5 Reasons Why We Don’t Do Santa Claus

I’ve been writing this post in my head for weeks. Trying to figure out the best way to get my words on paper, er, computer screen. This morning I woke up with an icy cold nose which told me the temperature had dropped. It’s snowing! I said to myself as I hopped out of my warm blankets and looked out the window expectantly. And sure enough, it was. wpid-2014-12-14-09.49.08.jpg.jpeg

And you know how we love snow days. Today is the day I need to write, I thought as I prepared breakfast for my hungry crew. It’s going to look like Christmas outside, so it’s time to write about Christmas.

Now before you read this, notice the title is NOT “Why We Don’t Do Santa Claus and So Shouldn’t You,” because first of all, that’s a grammatical mess. Second, I don’t want to convince you of anything. I just want to let you know what we do and why, because I’ve found myself having this conversation in person several times over the last couple weeks, which is always an indicator to me that I should write.

So here we go, 5 reasons we don’t do Santa:

1. I really don’t like Santa. I never have. Even as a kid I loathed being forced to sit on his lap so that adults could coo and snap pictures. I knew he wasn’t real and it seriously creeped me out that I had to sit on a costumed stranger’s lap. Obviously, this isn’t the only reason my kids don’t believe in Santa, but to be honest, it is a reason. The Oatmeal has a great comic illustrating my feelings toward the jolly guy.

2. Big Brother is extremely literal. He believes exactly what you tell him. It’s really hard to sneak anything by him. So I left it up to him to figure out Santa. I never told him anything for or against the story of Santa and the reindeer. I knew he would ask eventually, because he always does. And when he did ask (this year, and last year, and the year before) I asked him what he thought. I could see the wheels turning in his head. He knows that nothing about Santa Claus lined up with what he knows is truth, “he’s not real, right?”

“Right,” I replied, “he’s just a fun game we like to pretend about at Christmas time.”

“Like Batman!?” Little Brother chimed in.

“Yep, like Batman.” Satisfied that they had gotten to the bottom of it, they ran off to play.

3. I can’t lie to my children.

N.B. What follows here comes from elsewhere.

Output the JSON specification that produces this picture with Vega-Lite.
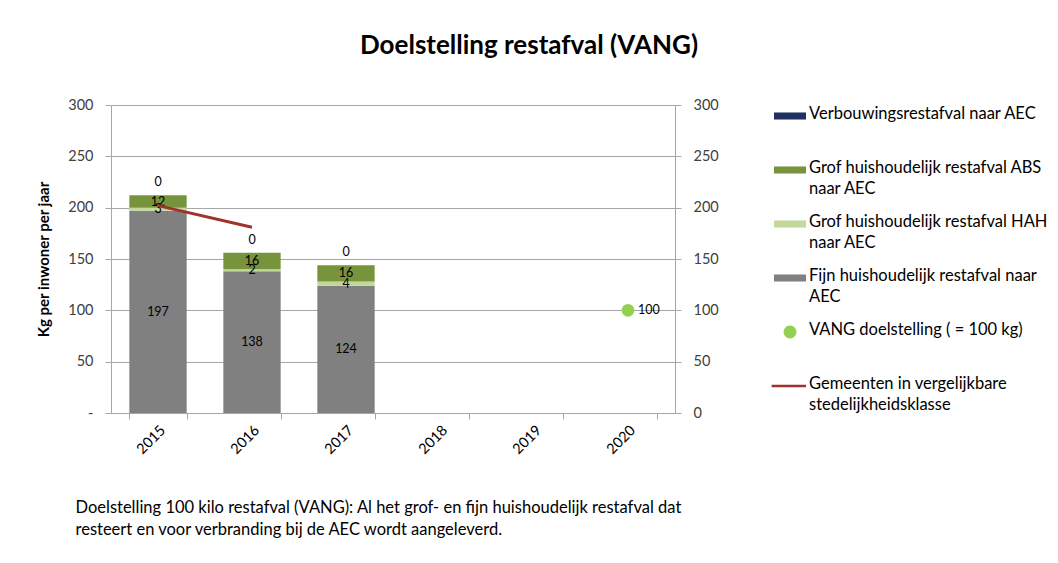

This really belongs with reason number 2, but it’s so important I’m giving it its own paragraph. My children learn about the world primarily through me, because they’re with me most of the time. This is a big responsibility, and I can’t take it lightly. I’m not saying here that if your children believe in Santa that you are lying to them. But if they come right out and ask you if Santa is real and you say yes…by definition…that’s a lie. Let’s just call it what it is. I never want my boys to doubt what I say. When we read a book they always ask if we’re reading truth. Sometimes we are, sometimes we aren’t, but we always let them know. The ability to discern truth in this world is a skill that is so desperately needed. Again, I’m not saying that your kids shouldn’t believe in Santa, because myth definitely has its place in life too, but I want my kids to know that I will always give them a truthful answer. And no matter how hard I try, I can’t fit Santa into this, for our family.

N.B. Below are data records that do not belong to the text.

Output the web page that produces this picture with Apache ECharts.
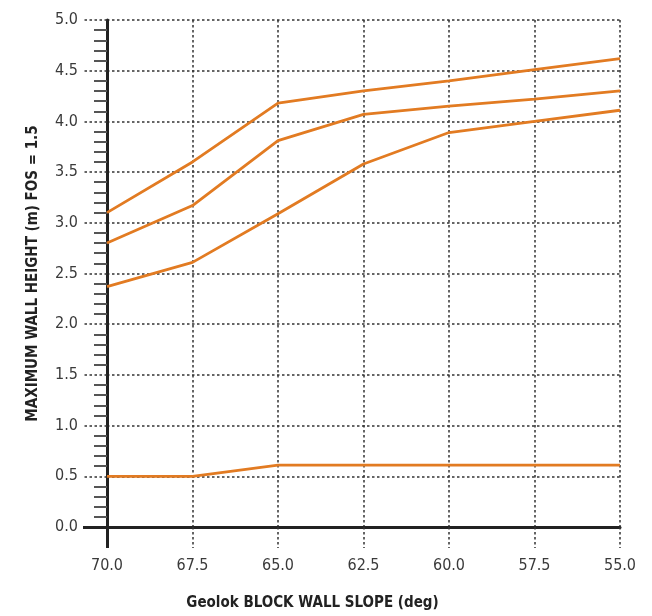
<!DOCTYPE html>
<html>
<head>
<meta charset="utf-8">
<script src="https://cdn.jsdelivr.net/npm/echarts@6/dist/echarts.min.js"></script>
<style>
html,body{margin:0;padding:0;background:#fff;}
#chart{width:652px;height:616px;}
</style>
</head>
<body>
<div id="chart"></div>
<script>
const categories = ['70.0','67.5','65.0','62.5','60.0','57.5','55.0'];
const series1 = [3.10, 3.60, 4.18, 4.30, 4.40, 4.51, 4.62];
const series2 = [2.80, 3.17, 3.81, 4.07, 4.15, 4.22, 4.30];
const series3 = [2.37, 2.61, 3.09, 3.58, 3.89, 4.00, 4.11];
const series4 = [0.50, 0.50, 0.61, 0.61, 0.61, 0.61, 0.61];
const xAxisTitle = 'Geolok BLOCK WALL SLOPE (deg)';
const yAxisTitle = 'MAXIMUM WALL HEIGHT (m) FOS = 1.5';

const FONT = '"Liberation Sans Narrow", "DejaVu Sans Condensed", "Liberation Sans", sans-serif';
const ORANGE = '#e27b22';
const DOT = {color:'#333', width:1.5, type:[2.5,2.5]};

const chart = echarts.init(document.getElementById('chart'), null, {renderer:'canvas'});
const mk = (d) => ({type:'line', data:d, xAxisIndex:0, yAxisIndex:0, showSymbol:false, symbol:'none',
  lineStyle:{color:ORANGE, width:2.8}, itemStyle:{color:ORANGE}, silent:true, animation:false});
chart.setOption({
  animation:false,
  grid:{left:107, right:32, top:20, bottom:89, containLabel:false},
  xAxis:[{
    type:'category', data:categories, boundaryGap:false, position:'bottom',
    axisLine:{show:true, lineStyle:{color:'#222', width:3}},
    axisTick:{show:true, length:21, alignWithLabel:true, lineStyle:DOT},
    splitLine:{show:true, lineStyle:DOT},
    axisLabel:{color:'#3a3a3a', fontFamily:FONT, fontSize:16, margin:31},
    name:xAxisTitle, nameLocation:'middle', nameGap:69,
    nameTextStyle:{fontFamily:FONT, fontWeight:'bold', fontSize:15, color:'#222', padding:[0,102,0,0]}
  },{
    type:'category', data:categories, boundaryGap:false, position:'bottom',
    axisLine:{show:false},
    axisTick:{show:true, length:21, interval:function(i){return i===0;}, lineStyle:{color:'#222', width:3}},
    axisLabel:{show:false}, splitLine:{show:false}
  }],
  yAxis:[{
    type:'value', min:0, max:5, interval:0.5, position:'left',
    axisLine:{show:true, lineStyle:{color:'#222', width:3}},
    axisTick:{show:true, length:24, lineStyle:DOT},
    minorTick:{show:true, splitNumber:5, length:13, lineStyle:{color:'#555', width:2}},
    splitLine:{show:true, lineStyle:DOT},
    axisLabel:{color:'#3a3a3a', fontFamily:FONT, fontSize:16, margin:29, formatter:(v)=>v.toFixed(1)},
    name:yAxisTitle, nameLocation:'middle', nameGap:66, nameRotate:90,
    nameTextStyle:{fontFamily:FONT, fontWeight:'bold', fontSize:15, color:'#222'}
  },{
    type:'category', data:['0','5'], boundaryGap:false, position:'left',
    axisLine:{show:false},
    axisTick:{show:true, length:24, interval:function(i){return i===0;}, lineStyle:{color:'#222', width:3}},
    axisLabel:{show:false}, splitLine:{show:false}
  }],
  series:[mk(series1), mk(series2), mk(series3), mk(series4)]
});
</script>
</body>
</html>
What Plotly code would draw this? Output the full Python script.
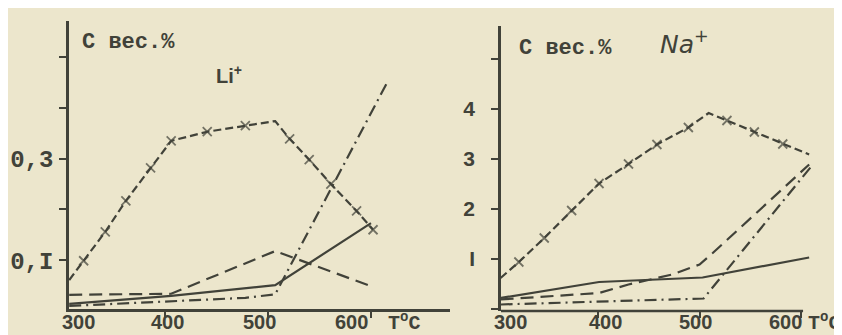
import plotly.graph_objs as go
from plotly.subplots import make_subplots

# температура, °C и содержание, вес.% (Li+ слева)
li_t_cross = [307, 321, 342, 362, 386, 406, 441, 478, 507, 521, 540, 561, 586, 602]
li_c_cross = [0.061, 0.099, 0.156, 0.217, 0.282, 0.335, 0.353, 0.365, 0.374, 0.339, 0.298, 0.250, 0.197, 0.160]
li_t_dash = [307, 406, 507, 600]
li_c_dash = [0.032, 0.034, 0.118, 0.049]
li_t_solid = [307, 406, 507, 600]
li_c_solid = [0.014, 0.030, 0.051, 0.173]
li_t_dashdot = [307, 478, 507, 617]
li_c_dashdot = [0.010, 0.026, 0.033, 0.455]

# Na+ справа
na_t_cross = [304, 322, 347, 374, 401, 430, 458, 489, 509, 527, 554, 582, 608]
na_c_cross = [0.62, 0.94, 1.42, 1.97, 2.51, 2.90, 3.29, 3.63, 3.92, 3.77, 3.54, 3.30, 3.09]
na_t_dash = [304, 401, 430, 473, 500, 513, 608]
na_c_dash = [0.19, 0.32, 0.49, 0.69, 0.89, 1.12, 2.89]
na_t_solid = [304, 401, 503, 608]
na_c_solid = [0.22, 0.54, 0.63, 1.03]
na_t_dashdot = [304, 504, 610]
na_c_dashdot = [0.09, 0.21, 2.85]

li_yticks = [0.1, 0.3]
li_ytext = ["0,I", "0,3"]
na_yticks = [1, 2, 3, 4]
na_ytext = ["I", "2", "3", "4"]
x_ticks = [400, 500, 600]
x_labels = ["300", "400", "500", "600"]

ink = "#414239"
paper = "#ece6cc"
W, H = 842, 335

def px(x):  # пиксели -> доли листа
    return x / W

def py(y):
    return 1 - y / H

def no_marks(n, skip):
    return [0 if i in skip else 9 for i in range(n)]

fig = make_subplots(rows=1, cols=2)

def add_set(col, t_cross, c_cross, skip, t_dash, c_dash, t_solid, c_solid, t_dd, c_dd):
    fig.add_trace(go.Scatter(x=t_cross, y=c_cross, mode="lines+markers",
                             line=dict(color=ink, width=2.2, dash="8px,4px"),
                             marker=dict(symbol="x-thin", size=no_marks(len(t_cross), skip),
                                         line=dict(color=ink, width=1.8))),
                  row=1, col=col)
    fig.add_trace(go.Scatter(x=t_dash, y=c_dash, mode="lines",
                             line=dict(color=ink, width=2.2, dash="13px,7px")), row=1, col=col)
    fig.add_trace(go.Scatter(x=t_solid, y=c_solid, mode="lines",
                             line=dict(color=ink, width=2.2)), row=1, col=col)
    fig.add_trace(go.Scatter(x=t_dd, y=c_dd, mode="lines",
                             line=dict(color=ink, width=2.2, dash="12px,5px,2px,5px")), row=1, col=col)

add_set(1, li_t_cross, li_c_cross, (0, 8), li_t_dash, li_c_dash,
        li_t_solid, li_c_solid, li_t_dashdot, li_c_dashdot)
add_set(2, na_t_cross, na_c_cross, (0, 8, 12), na_t_dash, na_c_dash,
        na_t_solid, na_c_solid, na_t_dashdot, na_c_dashdot)

mono = dict(family="Liberation Mono", size=24, color=ink, weight="bold")
sans = dict(family="Liberation Sans", size=20, color=ink, weight="bold")

axis_common = dict(showgrid=False, zeroline=False, showline=True, linecolor=ink,
                   linewidth=2.5, ticks="outside", tickcolor=ink, tickwidth=2)

fig.update_xaxes(axis_common, domain=[px(61), px(442)], range=[306.8, 676.7],
                 tickvals=x_ticks, ticklen=6, showticklabels=False, row=1, col=1)
fig.update_yaxes(axis_common, domain=[py(301), py(13)], range=[0.004, 0.571],
                 tickvals=li_yticks, ticktext=li_ytext, ticklen=7, tickfont=mono,
                 minor=dict(dtick=0.1, tick0=0, ticks="outside", ticklen=7,
                            tickcolor=ink, tickwidth=2),
                 ticklabelstandoff=1, row=1, col=1)
fig.update_xaxes(axis_common, domain=[px(493), px(804)], range=[304.4, 610.8],
                 showline=False, tickvals=x_ticks, ticklen=6, showticklabels=False, row=1, col=2)
fig.update_yaxes(axis_common, domain=[py(303), py(18)], range=[-0.04, 5.66],
                 tickvals=na_yticks, ticktext=na_ytext, ticklen=7,
                 minor=dict(dtick=1, tick0=1, ticks="outside", ticklen=7,
                            tickcolor=ink, tickwidth=2),
                 tickfont=dict(family="Liberation Sans", size=21, color=ink, weight="bold"),
                 ticklabelstandoff=12, row=1, col=2)

# ось абсцисс правого графика заканчивается у 600
fig.add_shape(type="line", xref="x2", yref="y2 domain", x0=304.4, x1=602, y0=0, y1=0,
              line=dict(color=ink, width=2.5))

notes = []
for lbl, x in zip(x_labels, [70, 159, 251, 343]):
    notes.append(dict(text=lbl, x=px(x), y=py(314), font=sans))
for lbl, x in zip(x_labels, [502, 597, 687, 777]):
    notes.append(dict(text=lbl, x=px(x), y=py(314), font=sans))
tc = dict(family="Liberation Mono", size=20, color=ink, weight="bold")
notes.append(dict(text="T<sup>o</sup>C", x=px(396), y=py(314), font=tc))
notes.append(dict(text="T<sup>o</sup>C", x=px(816), y=py(314), font=tc))
ck = dict(family="Liberation Mono", size=22, color=ink, weight="bold")
notes.append(dict(text="C вес.%", x=px(120), y=py(35), font=ck))
notes.append(dict(text="C вес.%", x=px(557), y=py(40), font=ck))
notes.append(dict(text="Li<sup>+</sup>", x=px(221), y=py(67),
                  font=dict(family="Liberation Sans", size=20, color=ink, weight="bold")))
notes.append(dict(text="<i>Na</i><sup>+</sup>", x=px(676), y=py(35),
                  font=dict(family="DejaVu Sans", size=25, color=ink)))
for n in notes:
    fig.add_annotation(xref="paper", yref="paper", showarrow=False,
                       xanchor="center", yanchor="middle", **n)

fig.update_layout(width=W, height=H, autosize=False, showlegend=False,
                  margin=dict(l=0, r=0, t=0, b=0),
                  paper_bgcolor=paper, plot_bgcolor=paper)
fig.write_html("out.html")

4. Christmas is freakin’ awesome without Santa! Seriously, guys. If you’re a follower of Jesus this is a pretty important time in the history of our faith. It’s a time of Advent, of anxiously awaiting the Savior who was born and who will come again. These are incredible truths that really put the big red guy to shame. Our Creator God wanted so badly to make a way for us to come back to himself that he sent his Son, an extension of himself, to our filthy, wicked earth as a helpless baby to dwell among us. How does this not blow our minds? If I’m going to waste energy telling my kids a story that seems too incredible to be true I’m going to pick this one, because it’s true!

5. One of the great joys in my life is loving people by giving them gifts. I love my friends and family, and I want to communicate that love by giving them a gift that I picked out just for them. When my boys open their presents at Christmas I don’t want to give the credit to a stranger who broke into our house last night. This is probably selfish of me, but oh well. I want the credit. I’m the mom!

The point of this is not to make you feel judged for what you do with your kiddos. Instead I hope this has caused you to think. Tim and I often say we want to live intentionally, or live on purpose. We want to think about the reasons we do things for ourselves and our boys. We’ve thought this through, and our actions follow. My desire is that you would stop and think about your family traditions, and if you do and still do Santa at your house, then awesome! Do it!

Furthermore, I don’t hate Christmas. At least not all the time, and my favorite Christmas movie is Elf (Home Alone is second). May you and yours have a very merry Christmas. wpid-2014-12-14-09.48.31.jpg.jpeg Do your children believe in Santa? Why or why not?